Tunis. Douze nourrissons sont morts aux alentours du 10 mars dans un grand centre de maternité publique de la Rabta à Tunis, l’hôpital Wassila Bourguiba. Suite à cet évènement dramatique, le premier ministre Youssef Chahed a demandé au ministre de la santé Chérif de se présenter face au conseil de sécurité nationale. La démission d’Abderraouf Chérif le samedi suivant a plongé le gouvernement tunisien dans la crise.

Ces 12 nourrissons étaient des prématurés, morts des suites d’un « choc septique »1 . Ils avaient contracté une infection nosocomiale lors de leur hospitalisation, durant laquelle a été prescrite une alimentation parentérale administrée à l’aide d’une sonde gastrique intraveineuse dans le corps des nouveau-nés. Chaque composant de cette prescription est a priori sain et la date de péremption n’a pas été dépassée : il s’agit d’une matière première utilisée dans tous les services de réanimation néonatale. Néanmoins, il est possible qu’un germe ait contaminé la parentérale lors de la préparation de la solution ou bien durant la période de conservation, ce qui serait significatif d’importants problèmes sanitaires.

Ce drame relance les critiques concernant la gestion des locaux hospitaliers. Le premier ministre Youssef Chahed a ainsi mis en place une enquête sanitaire et judiciaire. Cette situation est aussi un moyen de raviver les rumeurs sur la campagne présidentielle, car le chef du gouvernement est jugé sur sa capacité à à surmonter une crise majeure. L’opinion publique s’est très vite alarmée : le 20 mars s’est tenue une manifestation qui appelait les gouvernants à sauver les services publics notamment celui de la santé. La société civile accuse l’État de laisser à l’abandon les hôpitaux, que le personnel hospitalier juge hors normes et défaillants2 .

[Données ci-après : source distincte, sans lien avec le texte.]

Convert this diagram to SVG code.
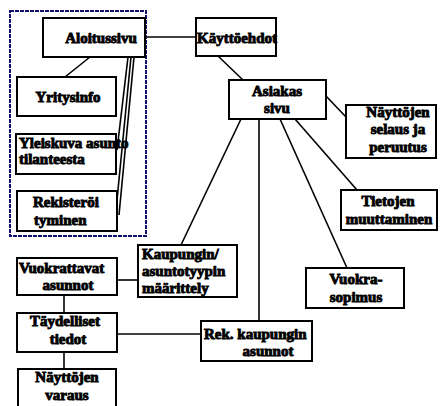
<svg xmlns="http://www.w3.org/2000/svg" width="440" height="406" viewBox="0 0 440 406">
<style>
.b{fill:#fff;stroke:#000;stroke-width:2}
.c{fill:none;stroke:#000;stroke-width:1.6}
.t text{font-weight:bold;font-size:15px;fill:#000;stroke:#000;stroke-width:0.9}
.m{text-anchor:middle}
</style>
<rect x="0" y="0" width="440" height="406" fill="#fff"/>
<rect x="10" y="11" width="136" height="225" fill="none" stroke="#10106e" stroke-width="2" stroke-dasharray="4,1"/>
<g id="connectors">
<line class="c" x1="145" y1="37" x2="196" y2="37"/>
<line class="c" x1="218" y1="56" x2="243" y2="80"/>
<line class="c" x1="90" y1="57" x2="65" y2="77"/>
<line class="c" x1="128" y1="57" x2="117" y2="150"/>
<line class="c" x1="131" y1="57" x2="117" y2="200"/>
<line class="c" x1="134" y1="57" x2="119" y2="215"/>
<line class="c" x1="326" y1="96" x2="346" y2="117"/>
<line class="c" x1="295" y1="119" x2="357" y2="190"/>
<line class="c" x1="280" y1="119" x2="347" y2="268"/>
<line class="c" x1="259" y1="119" x2="259" y2="321"/>
<line class="c" x1="241" y1="119" x2="181" y2="245"/>
<line class="c" x1="117" y1="280" x2="138" y2="280"/>
<line class="c" x1="64" y1="295" x2="64" y2="313"/>
<line class="c" x1="117" y1="334" x2="201" y2="334"/>
<line class="c" x1="64" y1="352" x2="64" y2="369"/>
</g>
<g class="t" font-family="Liberation Serif, DejaVu Serif, serif">
<g id="aloitussivu"><rect class="b" x="43" y="18" width="102" height="39"/><text class="m" x="101" y="43">Aloitussivu</text></g>
<g id="kayttoehdot"><rect class="b" x="196" y="18" width="80" height="38"/><text class="m" x="237" y="43">Käyttöehdot</text></g>
<g id="asiakas"><rect class="b" x="229" y="80" width="97" height="39"/><text class="m" x="277" y="96">Asiakas</text><text class="m" x="277" y="113">sivu</text></g>
<g id="yritysinfo"><rect class="b" x="17" y="77" width="99" height="39"/><text class="m" x="68" y="102">Yritysinfo</text></g>
<g id="yleiskuva"><rect class="b" x="16" y="134" width="100" height="40"/><text x="19" y="148">Yleiskuva asunto</text><text x="19" y="164">tilanteesta</text></g>
<g id="rekisteroityminen"><rect class="b" x="17" y="191" width="100" height="40"/><text x="33" y="207">Rekisteröi</text><text x="34" y="225">tyminen</text></g>
<g id="nayttojen-selaus"><rect class="b" x="346" y="105" width="90" height="53"/><text class="m" x="398" y="117">Näyttöjen</text><text class="m" x="398" y="134">selaus ja</text><text class="m" x="398" y="152">peruutus</text></g>
<g id="tietojen"><rect class="b" x="341" y="190" width="96" height="40"/><text class="m" x="388" y="206">Tietojen</text><text class="m" x="389" y="224">muuttaminen</text></g>
<g id="vuokrasopimus"><rect class="b" x="306" y="268" width="98" height="40"/><text class="m" x="356" y="284">Vuokra-</text><text class="m" x="356" y="302">sopimus</text></g>
<g id="rek-kaupungin"><rect class="b" x="201" y="321" width="111" height="40"/><text x="204" y="339">Rek. kaupungin</text><text class="m" x="268" y="356">asunnot</text></g>
<g id="kaupungin"><rect class="b" x="138" y="245" width="99" height="52"/><text x="142" y="259">Kaupungin/</text><text x="142" y="276">asuntotyypin</text><text x="142" y="293">määrittely</text></g>
<g id="vuokrattavat"><rect class="b" x="17" y="258" width="100" height="37"/><text x="19" y="273">Vuokrattavat</text><text class="m" x="68" y="290">asunnot</text></g>
<g id="taydelliset"><rect class="b" x="17" y="313" width="100" height="39"/><text x="30" y="326">Täydelliset</text><text class="m" x="68" y="344">tiedot</text></g>
<g id="nayttojen-varaus"><rect class="b" x="18" y="369" width="98" height="40"/><text class="m" x="67" y="382">Näyttöjen</text><text class="m" x="67" y="400">varaus</text></g>
</g>
</svg>
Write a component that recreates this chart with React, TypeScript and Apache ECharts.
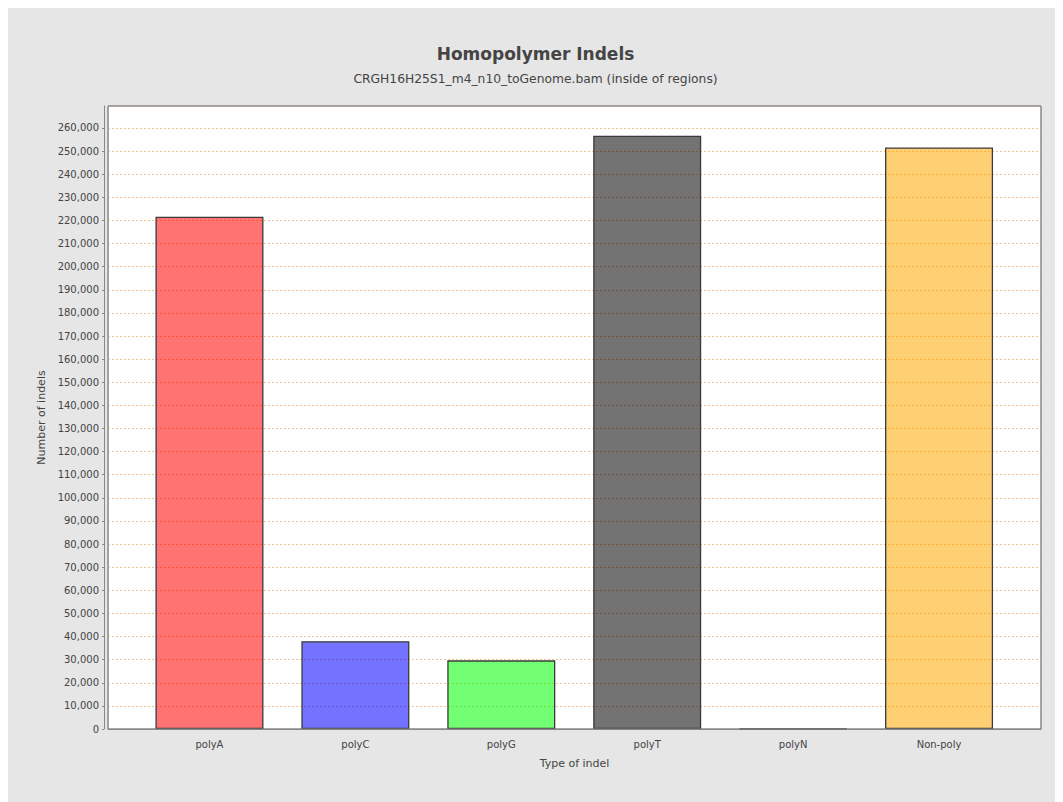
import React, { useEffect, useRef } from "react";
import * as echarts from "echarts";

const categories = ["polyA", "polyC", "polyG", "polyT", "polyN", "Non-poly"];
const counts = [221600, 38000, 29700, 256600, 150, 251600];
const barColors = [
  "rgba(255,0,0,0.55)",
  "rgba(0,0,255,0.55)",
  "rgba(0,255,0,0.55)",
  "rgba(0,0,0,0.55)",
  "rgba(255,170,0,0.55)",
  "rgba(255,170,0,0.55)",
];
const titleText = "Homopolymer Indels";
const subtitleText = "CRGH16H25S1_m4_n10_toGenome.bam (inside of regions)";
const yName = "Number of indels";
const xName = "Type of indel";
const yMax = 269500;
const yStep = 10000;

const FONT = "DejaVu Sans";

export default function App() {
  const ref = useRef<HTMLDivElement>(null);
  useEffect(() => {
    document.body.style.overflow = "hidden";
    document.documentElement.style.overflow = "hidden";
    const chart = echarts.init(ref.current!, undefined, { renderer: "svg" });
    chart.setOption({
      animation: false,
      backgroundColor: "#e6e6e6",
      textStyle: { fontFamily: FONT },
      title: [
        {
          text: titleText,
          left: "center",
          top: 32,
          textStyle: { fontFamily: FONT, fontSize: 17, fontWeight: "bold", color: "#444" },
        },
        {
          text: subtitleText,
          left: "center",
          top: 60,
          textStyle: { fontFamily: FONT, fontSize: 12.3, fontWeight: "normal", color: "#444" },
        },
      ],
      grid: [
        {
          left: 100,
          top: 98,
          width: 933,
          height: 623,
          show: true,
          backgroundColor: "#ffffff",
          borderColor: "#888",
          borderWidth: 1,
        },
        { left: 128.5, top: 98, width: 875.5, height: 623 },
      ],
      graphic: [
        {
          type: "rect",
          z: 100,
          silent: true,
          shape: { x: 100, y: 98, width: 933, height: 623 },
          style: { fill: "none", stroke: "#888", lineWidth: 1 },
        },
      ],
      xAxis: [
        {
          gridIndex: 0,
          type: "category",
          data: [""],
          offset: 4,
          axisLine: { show: true, lineStyle: { color: "#888" } },
          axisTick: { show: false },
          axisLabel: { show: false },
          splitLine: { show: false },
          name: xName,
          nameLocation: "middle",
          nameGap: 25,
          nameTextStyle: { fontFamily: FONT, fontSize: 11, color: "#444" },
        },
        {
          gridIndex: 1,
          type: "category",
          data: categories,
          axisLine: { show: false },
          axisTick: { show: false },
          axisLabel: { margin: 10, fontSize: 10, color: "#444", fontFamily: FONT },
        },
      ],
      yAxis: [
        {
          gridIndex: 0,
          type: "value",
          min: 0,
          max: yMax,
          interval: yStep,
          offset: 4,
          axisLine: { show: true, lineStyle: { color: "#888" } },
          axisTick: { show: true, length: 2, lineStyle: { color: "#888" } },
          axisLabel: {
            fontSize: 10,
            color: "#444",
            margin: 5,
            fontFamily: FONT,
            showMaxLabel: false,
            formatter: (v: number) => (v % yStep === 0 ? v.toLocaleString("en-US") : ""),
          },
          splitLine: { show: true, lineStyle: { color: "#f3c294", type: [2, 2], width: 1 } },
          name: yName,
          nameLocation: "middle",
          nameGap: 49,
          nameTextStyle: { fontFamily: FONT, fontSize: 11, color: "#444" },
        },
        {
          gridIndex: 1,
          type: "value",
          min: 0,
          max: yMax,
          show: false,
          splitLine: { show: false },
        },
      ],
      series: [
        {
          type: "bar",
          xAxisIndex: 1,
          yAxisIndex: 1,
          barWidth: 108,
          data: counts.map((v, i) => ({
            value: v,
            itemStyle: { color: barColors[i] },
          })),
          itemStyle: { borderColor: "#3a3a3a", borderWidth: 1.3 },
        },
      ],
    });
    return () => chart.dispose();
  }, []);
  return <div ref={ref} style={{ width: 1055, height: 794 }} />;
}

En effet, les médecins ont tout de suite réagi à l’événement de la Rabta en expliquant qu’ils travaillent deux fois plus dans le secteur public pour combler les défaillances de l’État. Le secteur privé s’est développé au détriment du secteur public, utilisé par une majorité de Tunisiens qui n’ont pas les moyens d’être pris en charge dans les cliniques privées. La société civile remet en cause la part du budget que l’État accorde à la santé publique. Bien qu’il soit à la hausse de 9,6 % en 2019 par rapport à 20183 , il demeure inadapté aux besoins du secteur. En terme général, la réduction du budget de l’État a des conséquences sur les dispositifs médicaux. Une rallonge budgétaire à hauteur de 150 millions de dinars sur l’ensemble du budget de l’État a été proposée pour freiner la pénurie de médicaments dans les hôpitaux.

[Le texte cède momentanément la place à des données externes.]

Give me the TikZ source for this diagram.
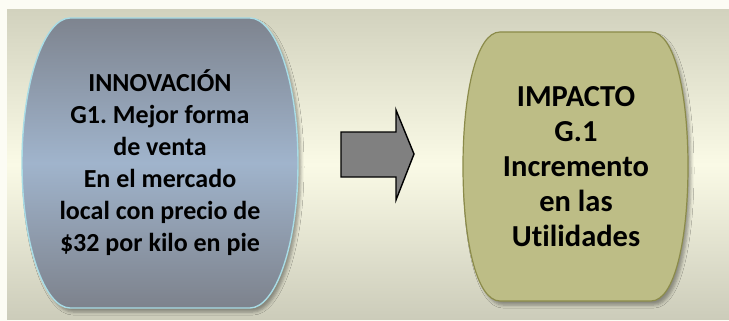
\documentclass[tikz,border=0pt]{standalone}
\usepackage{fontspec}
\setmainfont[Ligatures=NoCommon]{Carlito}
\usetikzlibrary{shadows.blur}
\definecolor{pageBg}{RGB}{252,252,244}
\definecolor{panTop}{RGB}{210,210,190}
\definecolor{panMid}{RGB}{250,250,230}
\definecolor{panBot}{RGB}{204,204,186}
\definecolor{leftTop}{RGB}{126,132,143}
\definecolor{leftMid}{RGB}{160,180,204}
\definecolor{leftBot}{RGB}{125,130,140}
\definecolor{leftEdge}{RGB}{168,220,230}
\definecolor{rightFill}{RGB}{189,189,134}
\definecolor{rightEdge}{RGB}{139,139,74}
\definecolor{arrowFill}{RGB}{128,128,128}
\tikzset{
  softshadow/.style={blur shadow={shadow xshift=3pt, shadow yshift=-4pt, shadow blur radius=3pt, shadow opacity=35}},
  leftshape/.style={draw=leftEdge, line width=1.4pt, top color=leftTop, bottom color=leftBot, middle color=leftMid, softshadow},
  rightshape/.style={draw=rightEdge, line width=1.2pt, fill=rightFill, softshadow},
  blockarrow/.style={draw=black, line width=1.4pt, fill=arrowFill, line join=miter},
  lefttext/.style={align=center, inner sep=0pt, font=\frenchspacing\bfseries\fontsize{26}{32}\selectfont},
  righttext/.style={align=center, inner sep=0pt, font=\frenchspacing\bfseries\fontsize{30.5}{35}\selectfont}
}
\begin{document}
\begin{tikzpicture}[x=1pt,y=-1pt]
\useasboundingbox (0,0) rectangle (729,321);
\fill[pageBg] (0,0) rectangle (729,321);
\shade[top color=panTop, bottom color=panBot, middle color=panMid] (7,10) rectangle (729,319);
% left shape
\path[leftshape] (70,18) -- (250,18) .. controls (275,18) and (298,80) .. (298,163)
  .. controls (298,246) and (275,308) .. (250,308) -- (70,308)
  .. controls (45,308) and (22,246) .. (22,163)
  .. controls (22,80) and (45,18) .. (70,18) -- cycle;
\node[lefttext] (innov) at (160,162.5) {INNOVACIÓN\\G1. Mejor forma\\de venta\\En el mercado\\local con precio de\\\$32 por kilo en pie};
% arrow
\path[blockarrow] (341,132) -- (396,132) -- (396,110) -- (414,154) -- (396,200) -- (396,177) -- (341,177) -- cycle;
% right shape
\path[rightshape] (500,32) -- (651,32) .. controls (675,32) and (688,95) .. (688,166.5)
  .. controls (688,238) and (675,301) .. (651,301) -- (500,301)
  .. controls (476,301) and (463,238) .. (463,166.5)
  .. controls (463,95) and (476,32) .. (500,32) -- cycle;
\node[righttext] (impact) at (576,167) {IMPACTO\\G.1\\Incremento\\en las\\Utilidades};
\end{tikzpicture}
\end{document}
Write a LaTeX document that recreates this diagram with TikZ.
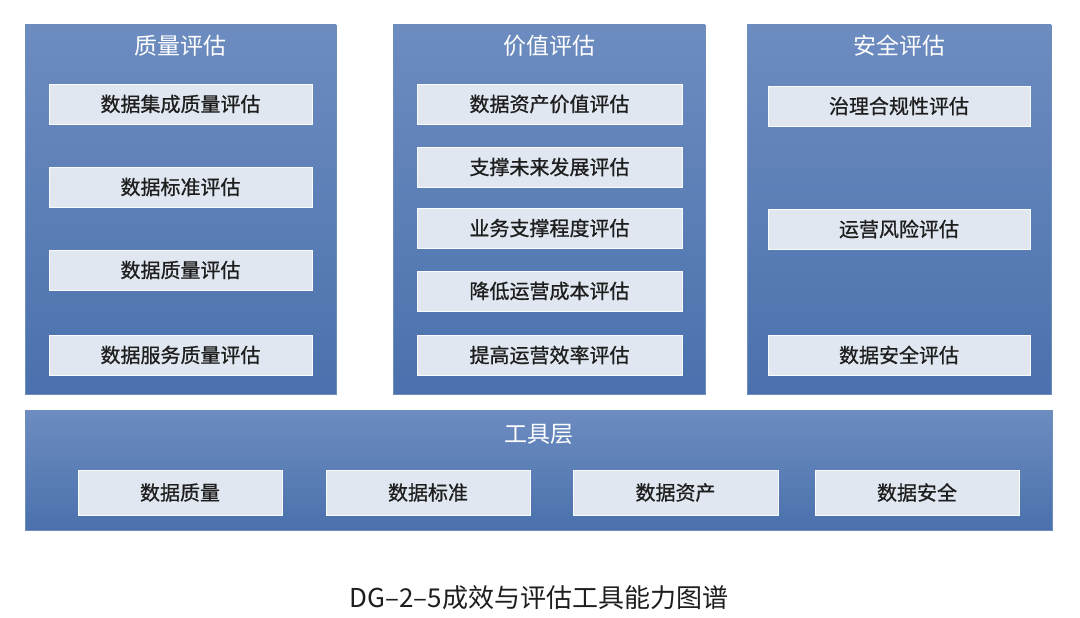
\documentclass[tikz,border=0pt]{standalone}
\usepackage{fontspec}
\newfontfamily\cjk{Noto Sans CJK SC}
\newfontfamily\cjkm[FakeBold=0.8]{Noto Sans CJK SC}
\definecolor{paneltop}{HTML}{6D8CC0}
\definecolor{panelbot}{HTML}{4A71AD}
\definecolor{boxfill}{HTML}{E0E7F0}
\definecolor{boxtext}{HTML}{1E1E1E}
\begin{document}
\begin{tikzpicture}[x=1pt,y=-1pt,
  panel/.style={top color=paneltop,bottom color=panelbot,draw=panelbot!80!white,line width=0.6pt},
  item/.style={fill=boxfill,draw=white!85!boxfill,line width=0.6pt,inner sep=0pt,font=\cjkm\fontsize{20}{24}\selectfont,text=boxtext},
  ptitle/.style={font=\cjk\fontsize{23}{27}\selectfont,text=white},
]
\useasboundingbox (0,0) rectangle (1080,618);
\fill[white] (0,0) rectangle (1080,618);
% panels
\node[panel,minimum width=311,minimum height=369,inner sep=0pt] (pq) at (180.5,209.5) {};
\node[panel,minimum width=312,minimum height=369,inner sep=0pt] (pv) at (549,209.5) {};
\node[panel,minimum width=304,minimum height=369,inner sep=0pt] (ps) at (899,209.5) {};
\node[panel,minimum width=1027,minimum height=120,inner sep=0pt] (pt) at (538.5,470) {};
% titles
\node[ptitle] (tq) at (180.5,46) {质量评估};
\node[ptitle] (tv) at (549,46) {价值评估};
\node[ptitle] (ts) at (899,46) {安全评估};
\node[ptitle] (tt) at (538.5,434) {工具层};
% quality items
\node[item,minimum width=263,minimum height=40] (q1) at (180.5,104) {数据集成质量评估};
\node[item,minimum width=263,minimum height=40] (q2) at (180.5,187) {数据标准评估};
\node[item,minimum width=263,minimum height=40] (q3) at (180.5,270) {数据质量评估};
\node[item,minimum width=263,minimum height=40] (q4) at (180.5,355) {数据服务质量评估};
% value items
\node[item,minimum width=265,minimum height=40] (v1) at (549.5,104) {数据资产价值评估};
\node[item,minimum width=265,minimum height=40] (v2) at (549.5,167) {支撑未来发展评估};
\node[item,minimum width=265,minimum height=40] (v3) at (549.5,228) {业务支撑程度评估};
\node[item,minimum width=265,minimum height=40] (v4) at (549.5,291) {降低运营成本评估};
\node[item,minimum width=265,minimum height=40] (v5) at (549.5,355) {提高运营效率评估};
% security items
\node[item,minimum width=262,minimum height=40] (s1) at (899,106) {治理合规性评估};
\node[item,minimum width=262,minimum height=40] (s2) at (899,229) {运营风险评估};
\node[item,minimum width=262,minimum height=40] (s3) at (899,355) {数据安全评估};
% tool items
\node[item,minimum width=204,minimum height=45] (t1) at (180,492.5) {数据质量};
\node[item,minimum width=204,minimum height=45] (t2) at (428,492.5) {数据标准};
\node[item,minimum width=205,minimum height=45] (t3) at (675.5,492.5) {数据资产};
\node[item,minimum width=204,minimum height=45] (t4) at (917,492.5) {数据安全};
% caption
\node[font=\cjk\fontsize{26}{30}\selectfont,text=boxtext] (cap) at (539,598) {DG–2–5成效与评估工具能力图谱};
\end{tikzpicture}
\end{document}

Mais le manque d’implication de l’État est perçu comme une lente agonie des services de santé publique, ce qui pousse les trois quarts des médecins tunisiens à se tourner vers la France et l’Europe. Ils ne trouvent pas en Tunisie d’environnement pour la recherche scientifique. La « fuite » des médecins, pour la plupart jeunes, est devenu un fléau puisque les chiffres ont quadruplé depuis 2014. Bien qu’en Tunisie les études en médecine soient reconnues, l’étranger semble être un tremplin d’opportunités face à la détérioration des hôpitaux. Ils sont à la recherche de meilleures conditions de travail et également un salaire plus élevé. Certains avouent être payés 3500 euros en Allemagne, alors que le salaire d’un médecin moyen est de 700 euros en Tunisie. Désormais ils se tournent également vers les pays du Golfe. Autrefois c’était Ben Ali qui se réjouissait du secteur de la santé publique et faisait la promotion sa gestion des hôpitaux à ses voisins européens.

Perspectives :

  • Une commission d’enquête a été lancée. Elle est composée de médecins et de pharmaciens et chargée de faire toute la lumière sur l’affaire, et d’essayer de trouver des solutions palliant aux défaillances du système de santé tunisien.
  • Nul doute que le sujet sera au coeur de la campagne des présidentielles, qui sont prévues pour le 10 novembre prochain. Les réponses apportées par le premier ministre Chahed seront primordiales pour sa campagne, alors qu’il domine encore les sondages d’opinion en matière d’intentions de vote4 .

Sources :

  1. BEN NSIR Meriem Ben Nsir, Le budget du ministère de la Santé sous le feu des critiques de la société civile, L’économiste maghrébin¸4 décembre 2018.
  2. Tunisie : Youssef Chahed en tête des intentions de vote à l’élection présidentielle de 2019, Maghreb Emergent & Xinhua, 20 mars 2019.
  3. RAMSIS, Tunisie – Ils sont en train d’achever le secteur de la santé (peut être), sans le savoir !, Tunisie Numérique, 12 mars 2019.
  4. Tunisie : ouverture d’enquêtes après le décès de 11 bébés dans une maternité, RFI, 10 mars 2013.